The city’s Historic Commission Monday morning approved a revised design for the clock tower building planned for the corner of Main and Tompkins streets.
Linda Kline said this morning that property owner John Scanlon and Jeff Taw, of Syracuse-based Holmes King Kallquist & Associates Architects, proposed a new design featuring an altered tower and roof.
Kline added that the newly proposed shingles look more like authentic slate and the tower roof was squared off, sloping down on all four sides and extending over the windows of the north and south sides of the tower.
Taw said the design change stemmed from finding more cost-effective ways to build the tower.
“The original cylindrical tower and conical slate roof were proving to be expensive to construct,” he said. “We explored a simpler square plan, which gave us an opportunity to utilize some design elements which reflect the original Squires Building tower without being completely mimetic.”
Scanlon said this morning that after receiving high cost estimates for the cylindrical tower approved by the Historic Commission last year, he considered a square tower like the original building that was destroyed by a fire in April 2006.
“I think this design was looked at more favorably,” Scanlon said. “I think it does justice to the original building but gives more character.”

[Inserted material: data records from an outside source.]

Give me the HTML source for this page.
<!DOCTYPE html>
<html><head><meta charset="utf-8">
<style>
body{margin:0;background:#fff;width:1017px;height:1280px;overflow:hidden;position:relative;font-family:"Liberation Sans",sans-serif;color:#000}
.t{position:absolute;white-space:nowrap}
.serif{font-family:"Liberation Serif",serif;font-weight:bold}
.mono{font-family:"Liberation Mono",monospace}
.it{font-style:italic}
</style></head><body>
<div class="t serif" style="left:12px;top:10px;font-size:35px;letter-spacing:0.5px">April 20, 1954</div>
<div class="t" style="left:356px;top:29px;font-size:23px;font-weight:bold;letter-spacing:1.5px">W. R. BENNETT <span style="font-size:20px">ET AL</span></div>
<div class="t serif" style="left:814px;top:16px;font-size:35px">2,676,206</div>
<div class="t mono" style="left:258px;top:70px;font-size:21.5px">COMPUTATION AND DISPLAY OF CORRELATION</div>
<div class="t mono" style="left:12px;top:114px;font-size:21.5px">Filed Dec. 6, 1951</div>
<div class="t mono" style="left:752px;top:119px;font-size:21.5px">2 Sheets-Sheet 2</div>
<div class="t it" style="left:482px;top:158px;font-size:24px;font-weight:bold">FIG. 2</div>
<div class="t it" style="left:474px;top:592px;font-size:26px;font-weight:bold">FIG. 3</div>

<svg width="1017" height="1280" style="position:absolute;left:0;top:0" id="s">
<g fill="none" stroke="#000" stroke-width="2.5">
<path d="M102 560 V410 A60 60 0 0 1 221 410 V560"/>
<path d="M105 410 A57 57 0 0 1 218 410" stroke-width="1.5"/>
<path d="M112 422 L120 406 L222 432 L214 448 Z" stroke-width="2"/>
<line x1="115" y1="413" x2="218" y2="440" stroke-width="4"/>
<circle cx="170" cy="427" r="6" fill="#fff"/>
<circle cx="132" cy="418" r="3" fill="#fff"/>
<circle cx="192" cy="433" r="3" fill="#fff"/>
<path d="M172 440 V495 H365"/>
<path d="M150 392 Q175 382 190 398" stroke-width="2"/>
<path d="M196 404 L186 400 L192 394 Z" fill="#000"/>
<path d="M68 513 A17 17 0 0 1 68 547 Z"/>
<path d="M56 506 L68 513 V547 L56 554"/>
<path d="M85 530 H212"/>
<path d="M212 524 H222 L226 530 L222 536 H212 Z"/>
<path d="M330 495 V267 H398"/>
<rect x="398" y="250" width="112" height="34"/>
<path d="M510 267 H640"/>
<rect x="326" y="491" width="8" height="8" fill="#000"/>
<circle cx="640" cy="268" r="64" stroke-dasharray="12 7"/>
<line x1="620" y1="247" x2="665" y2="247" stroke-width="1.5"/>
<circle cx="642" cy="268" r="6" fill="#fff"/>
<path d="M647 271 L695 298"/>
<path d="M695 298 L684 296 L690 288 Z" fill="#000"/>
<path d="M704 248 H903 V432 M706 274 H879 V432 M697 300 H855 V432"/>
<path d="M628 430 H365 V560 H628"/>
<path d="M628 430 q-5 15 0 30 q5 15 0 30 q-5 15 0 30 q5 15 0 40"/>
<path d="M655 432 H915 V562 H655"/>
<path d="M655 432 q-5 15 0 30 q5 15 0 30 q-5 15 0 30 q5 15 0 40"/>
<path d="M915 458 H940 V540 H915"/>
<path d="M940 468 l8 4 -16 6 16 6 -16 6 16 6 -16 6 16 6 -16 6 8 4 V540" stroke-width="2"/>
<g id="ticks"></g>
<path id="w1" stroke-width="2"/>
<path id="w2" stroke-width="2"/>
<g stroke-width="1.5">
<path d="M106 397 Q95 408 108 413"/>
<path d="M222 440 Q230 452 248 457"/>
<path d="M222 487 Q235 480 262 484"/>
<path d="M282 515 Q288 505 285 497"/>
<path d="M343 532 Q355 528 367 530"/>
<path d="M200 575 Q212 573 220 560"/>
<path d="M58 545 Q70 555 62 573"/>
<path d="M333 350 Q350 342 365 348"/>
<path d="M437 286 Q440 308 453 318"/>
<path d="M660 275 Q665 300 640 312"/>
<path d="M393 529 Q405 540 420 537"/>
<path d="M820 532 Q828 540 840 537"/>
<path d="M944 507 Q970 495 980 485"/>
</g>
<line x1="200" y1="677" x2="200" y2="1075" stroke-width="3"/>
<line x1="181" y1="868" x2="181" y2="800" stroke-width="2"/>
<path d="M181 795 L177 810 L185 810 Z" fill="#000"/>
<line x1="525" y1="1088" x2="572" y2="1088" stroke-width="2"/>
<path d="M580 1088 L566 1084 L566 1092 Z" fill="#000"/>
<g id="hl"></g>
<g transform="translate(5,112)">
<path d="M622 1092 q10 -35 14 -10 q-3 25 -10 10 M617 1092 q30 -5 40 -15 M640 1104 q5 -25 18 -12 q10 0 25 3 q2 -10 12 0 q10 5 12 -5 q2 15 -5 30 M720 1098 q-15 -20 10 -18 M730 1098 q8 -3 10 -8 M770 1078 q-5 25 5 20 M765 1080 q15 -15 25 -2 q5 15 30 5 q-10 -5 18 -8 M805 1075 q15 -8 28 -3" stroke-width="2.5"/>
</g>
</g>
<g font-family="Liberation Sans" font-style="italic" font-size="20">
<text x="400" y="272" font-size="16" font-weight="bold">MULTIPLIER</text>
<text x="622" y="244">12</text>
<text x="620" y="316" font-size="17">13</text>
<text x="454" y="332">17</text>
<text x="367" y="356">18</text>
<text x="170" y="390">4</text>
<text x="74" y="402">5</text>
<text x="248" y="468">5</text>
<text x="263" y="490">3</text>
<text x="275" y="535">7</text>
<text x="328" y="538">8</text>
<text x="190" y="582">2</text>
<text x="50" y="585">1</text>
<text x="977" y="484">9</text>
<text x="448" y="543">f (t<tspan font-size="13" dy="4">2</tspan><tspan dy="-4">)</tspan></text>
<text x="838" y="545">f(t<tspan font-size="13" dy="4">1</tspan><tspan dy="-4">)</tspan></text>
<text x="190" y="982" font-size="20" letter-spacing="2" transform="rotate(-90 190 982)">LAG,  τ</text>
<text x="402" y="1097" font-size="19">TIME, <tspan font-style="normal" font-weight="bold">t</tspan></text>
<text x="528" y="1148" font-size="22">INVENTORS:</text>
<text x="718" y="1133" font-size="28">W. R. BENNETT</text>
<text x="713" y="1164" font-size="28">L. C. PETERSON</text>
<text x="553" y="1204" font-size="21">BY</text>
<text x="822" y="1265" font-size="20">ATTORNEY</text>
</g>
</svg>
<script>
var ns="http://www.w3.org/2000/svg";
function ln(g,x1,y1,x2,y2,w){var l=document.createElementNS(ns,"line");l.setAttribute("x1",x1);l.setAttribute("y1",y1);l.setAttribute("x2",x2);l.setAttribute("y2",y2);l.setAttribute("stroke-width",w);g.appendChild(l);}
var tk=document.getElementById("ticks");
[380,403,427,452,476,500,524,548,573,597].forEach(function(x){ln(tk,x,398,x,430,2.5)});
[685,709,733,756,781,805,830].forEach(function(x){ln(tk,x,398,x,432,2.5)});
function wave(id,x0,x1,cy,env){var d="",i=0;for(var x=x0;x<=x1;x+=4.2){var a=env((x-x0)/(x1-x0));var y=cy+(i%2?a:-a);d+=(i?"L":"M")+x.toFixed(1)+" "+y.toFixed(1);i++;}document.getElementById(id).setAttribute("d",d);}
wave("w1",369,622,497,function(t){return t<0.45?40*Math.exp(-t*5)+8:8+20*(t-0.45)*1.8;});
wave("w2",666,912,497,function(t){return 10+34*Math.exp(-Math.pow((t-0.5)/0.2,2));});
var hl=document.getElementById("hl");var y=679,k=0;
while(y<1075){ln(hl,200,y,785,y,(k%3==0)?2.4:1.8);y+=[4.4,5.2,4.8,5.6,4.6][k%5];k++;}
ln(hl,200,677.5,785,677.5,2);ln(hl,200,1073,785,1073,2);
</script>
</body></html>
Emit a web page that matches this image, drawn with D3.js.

Scanlon added that he believes everything has now been approved locally and by the state, expect for the city code office, that will have to make sure the building meets code before construction begins.
The Hayner Hoyt Corp. of Syracuse has been working with Scanlon as the general contractor for the project.
“We are now working with the contractors to finalize a couple key things like the time line and costs,” Scanlon said, adding that once everything is in place, they will break ground.
The project could begin this year as long as the building would be weather-tight before the winter so interior work could proceed during the colder months before the exterior was finished in the spring.
Scanlon said the second option would involve starting the construction next spring and finishing it in a single season.
Mayor Tom Gallagher said this morning the city expects Gov. David Paterson to be present for the groundbreaking.
Scanlon said the cost of the project is nearing $3.5 million.
The city was awarded a $2 million state grant from the Empire State Development Office for the project in April 2007, requiring a matching contribution from the property owner. Scanlon said he would receive the grant after the project has been completed.
Staff reporter Evan Geibel contributed to this article.